Studio album by Barry White
- Released: July 27, 1999
- Studios: Record One, Sherman Oaks, California Capitol, Hollywood, California Enterprise, Burbank, California Compass Point, Nassau, Bahamas
- Genres: R&B, soul
- Length: 67:56
- Label: Private Music/BMG
- Producers: Barry White, Jack Perry

Barry White chronology
| The Icon Is Love (1994) | Staying Power (1999) |  |

Singles from Staying Power
- "The Longer We Make Love" Released: July 19, 1999;

= Staying Power (Barry White album) =

Staying Power is the twentieth and final studio album by American R&B singer Barry White, released on July 27, 1999. The album was White's first release for five years, and his only recording for the Private Music label, with whom he had signed following a four-album deal with A&M which had culminated in 1994 with the acclaimed The Icon Is Love, his most successful album since the 1970s.

Staying Power features duets with Chaka Khan and Lisa Stansfield. These are the only White tracks with a shared vocal credit, apart from the 1981 duet album Barry and Glodean and the duet with Tina Turner (In Your Wildest Dreams) on her "Wildest Dreams" album 1995 (US version). It also contains covers of War's "Low Rider", and a slowed-down version of Sly and The Family Stone's "Thank You (Falettinme Be Mice Elf Again)" (similar to the version on Sly's There's A Riot Goin' On).

Lead single "Staying Power", although not a significant hit, won White two Grammy Awards in 2000 in the categories Best Male R&B Vocal Performance and Best Traditional R&B Vocal Performance. It reached No. 45 on the Billboard R&B/Hip-Hop singles chart. The song is in the key of B flat minor. It was White's last single to be released during his lifetime.

Staying Power was less successful than The Icon Is Love, peaking at No. 13 on the R&B chart and No. 43 on the pop chart. Similarly, its critical reception was more mixed, the overall opinion tending to the view that while there is little to find fault with, the material and production is less distinguished than had been the case with The Icon Is Love.

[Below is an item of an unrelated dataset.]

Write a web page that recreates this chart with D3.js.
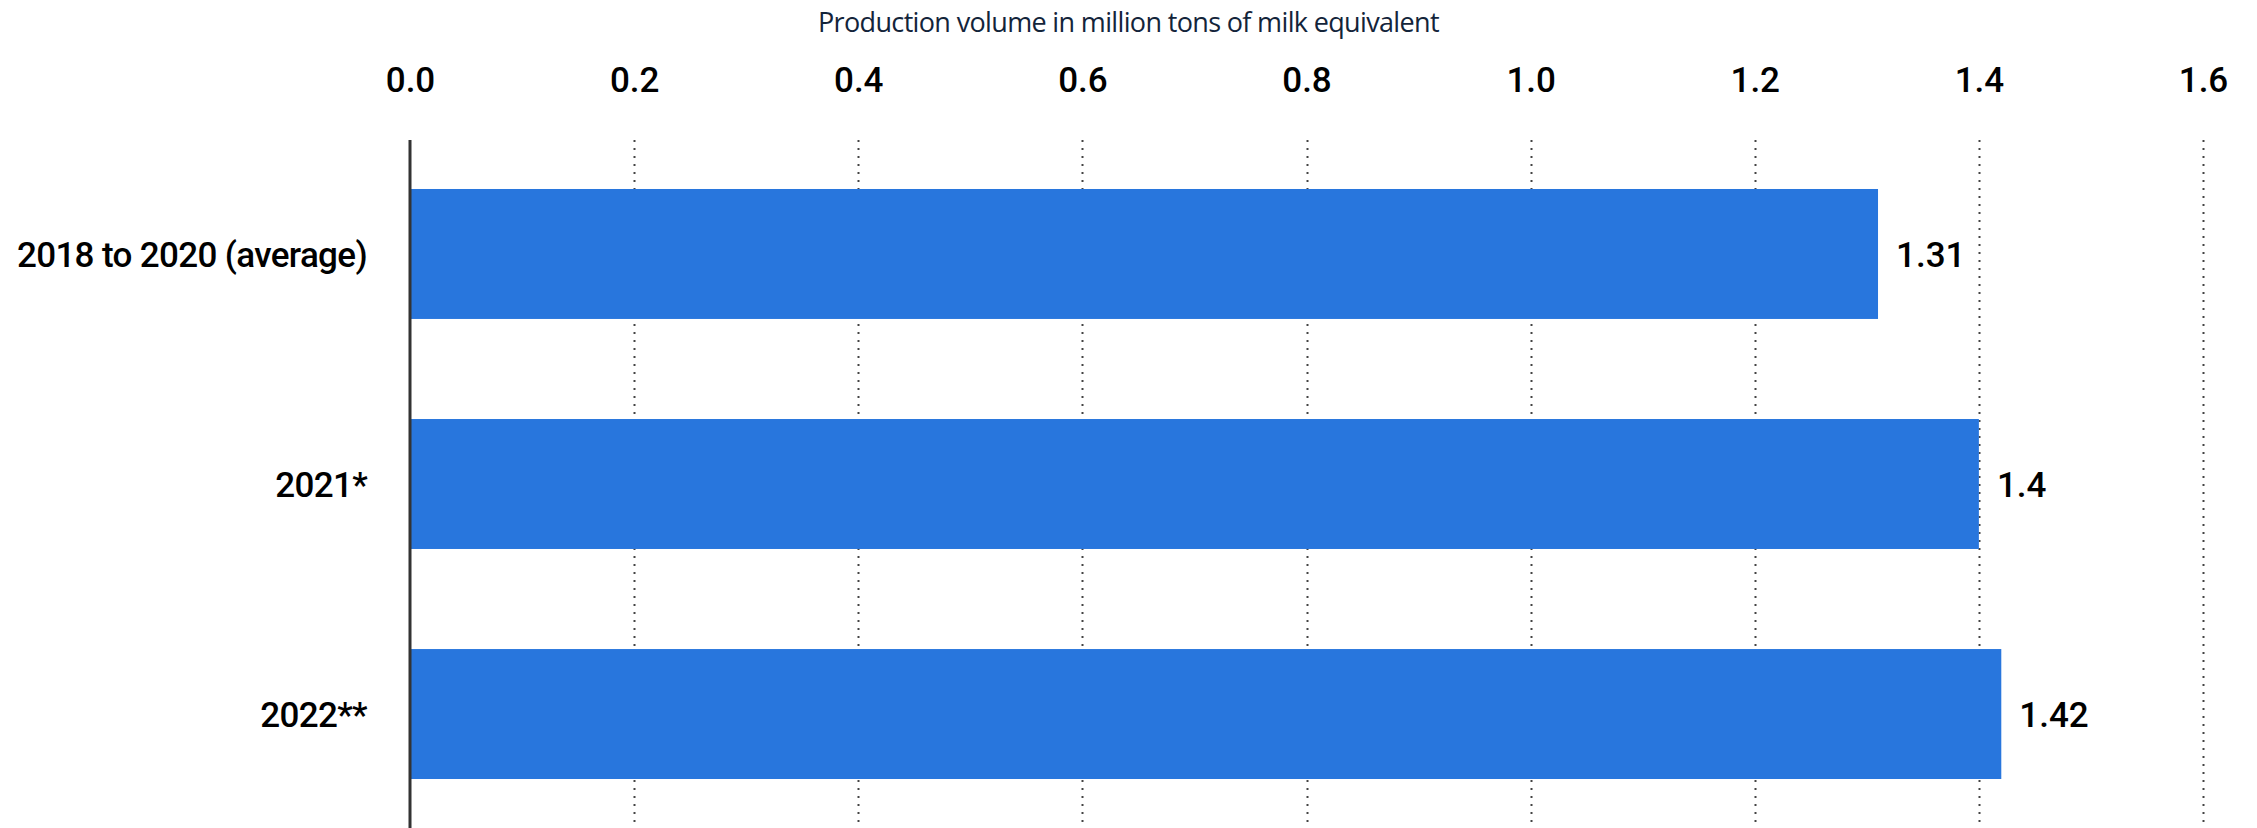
<!DOCTYPE html>
<html>
<head>
<meta charset="utf-8">
<script src="https://cdn.jsdelivr.net/npm/d3@7"></script>
<style>
  html, body { margin: 0; padding: 0; background: #fff; }
  svg { display: block; }
</style>
</head>
<body>
<svg id="chart" width="2257" height="828"></svg>
<script>
const categories = ["2018 to 2020 (average)", "2021*", "2022**"];
const values = [1.31, 1.4, 1.42];
const valueLabels = ["1.31", "1.4", "1.42"];
const tickValues = [0, 0.2, 0.4, 0.6, 0.8, 1.0, 1.2, 1.4, 1.6];
const axisTitle = "Production volume in million tons of milk equivalent";

const W = 2257, H = 828;
const margin = { left: 410, right: 54, top: 140, bottom: 0 };
const svg = d3.select("#chart");

const x = d3.scaleLinear().domain([0, 1.6]).range([margin.left, W - margin.right]);
const y = d3.scaleBand().domain(categories).range([margin.top, H])
  .paddingInner(0.435).paddingOuter(0.213);

const FONT = "Roboto, 'DejaVu Sans', sans-serif";

// gridlines
svg.append("g").selectAll("line")
  .data(tickValues.filter(d => d > 0))
  .join("line")
  .attr("x1", d => Math.round(x(d)) + 0.5).attr("x2", d => Math.round(x(d)) + 0.5)
  .attr("y1", margin.top).attr("y2", H)
  .attr("stroke", "#444").attr("stroke-width", 2)
  .attr("stroke-dasharray", "2,6");

// top axis
const axis = d3.axisTop(x).tickValues(tickValues).tickFormat(d3.format(".1f")).tickSize(0).tickPadding(0);
const gAxis = svg.append("g").attr("transform", "translate(0,92)").call(axis);
gAxis.select(".domain").remove();
gAxis.selectAll("text")
  .attr("font-family", FONT).attr("font-weight", 500)
  .attr("font-size", 35).attr("fill", "#000").attr("dy", 0);

// axis title
svg.append("text")
  .attr("x", 818).attr("y", 32)
  .attr("font-family", "'Open Sans', sans-serif")
  .attr("font-size", 27).attr("fill", "#13243a")
  .attr("letter-spacing", -0.65)
  .text(axisTitle);

// bars
svg.append("g").selectAll("rect")
  .data(values)
  .join("rect")
  .attr("x", x(0))
  .attr("y", (d, i) => y(categories[i]))
  .attr("width", d => x(d) - x(0))
  .attr("height", y.bandwidth())
  .attr("fill", "#2876dd");

// value labels
svg.append("g").selectAll("text")
  .data(values)
  .join("text")
  .attr("x", d => x(d) + 18)
  .attr("y", (d, i) => y(categories[i]) + y.bandwidth() / 2)
  .attr("dy", "0.36em")
  .attr("font-family", FONT).attr("font-weight", 500)
  .attr("font-size", 35).attr("fill", "#000")
  .text((d, i) => valueLabels[i]);

// category labels
const yAxis = d3.axisLeft(y).tickSize(0).tickPadding(43);
const gy = svg.append("g").attr("transform", `translate(${x(0)},0)`).call(yAxis);
gy.select(".domain").remove();
gy.selectAll("text")
  .attr("font-family", FONT).attr("font-weight", 500)
  .attr("font-size", 35).attr("fill", "#000").attr("dy", "0.36em")
  .attr("letter-spacing", -0.65);

// baseline axis line
svg.append("line")
  .attr("x1", x(0)).attr("x2", x(0))
  .attr("y1", margin.top).attr("y2", H)
  .attr("stroke", "#333").attr("stroke-width", 3);
</script>
</body>
</html>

AllMusic reviewer Stephen Erlewine described Staying Power as "classy and entertaining, but [it] doesn't add to the legacy".

Professional ratings
Review scores
| Source | Rating |
| AllMusic | link |

==Track listing==
1. "Staying Power" (Rory Holmes, Joey Paschal) – 6:10
2. "Don't Play Games" (Barry White, Jack Perry, Steve Guillory) – 7:24
3. "The Longer We Make Love" (White, Aaron Schroeder, Marlon Saunders) – 5:48 (duet with Chaka Khan)
4. "I Get Off on You" (White, Perry, Kashif) – 6:30
5. "Which Way Is Up" (White, Perry, Doug Rasheed) – 5:42
6. "Get Up" (White, Perry) – 6:11
7. "Sometimes" (White) – 6:55
8. "Low Rider" (Howard Scott, Charles Miller, Lee Oskar, Leroy Jordan, Jerry Goldstein, Morris Dickerson, Harold Brown, Sylvester Allen) – 5:17
9. "Thank You (Falettinme Be Mice Elf Again)" (Sylvester Stewart) – 5:46
10. "Slow Your Roll" (White, Perry, Paschal) – 5:46
11. "The Longer We Make Love" (White, Schroeder, Saunders) – 6:27 (duet with Lisa Stansfield)

==Charts==

Staying Power performance on weekly charts
| Chart (1999) | Peak position |
|---|---|
| Australian Albums (ARIA) | 151 |
| Belgian Albums (Ultratop Wallonia) | 37 |
| French Albums (SNEP) | 65 |
| German Albums (Offizielle Top 100) | 60 |
| US Billboard 200 | 43 |
| US Top R&B/Hip-Hop Albums (Billboard) | 13 |

Staying Power performance on annual charts
| Chart (1999) | Position |
|---|---|
| US Top R&B/Hip-Hop Albums (Billboard) | 98 |

==Singles==
- "Staying Power" (US R&B No. 45)

==Certifications and sales==

Certifications for Staying Power
| Region | Certification | Certified units/sales |
| United States (RIAA) | Gold | 500,000^{^} |
^{^} Shipments figures based on certification alone.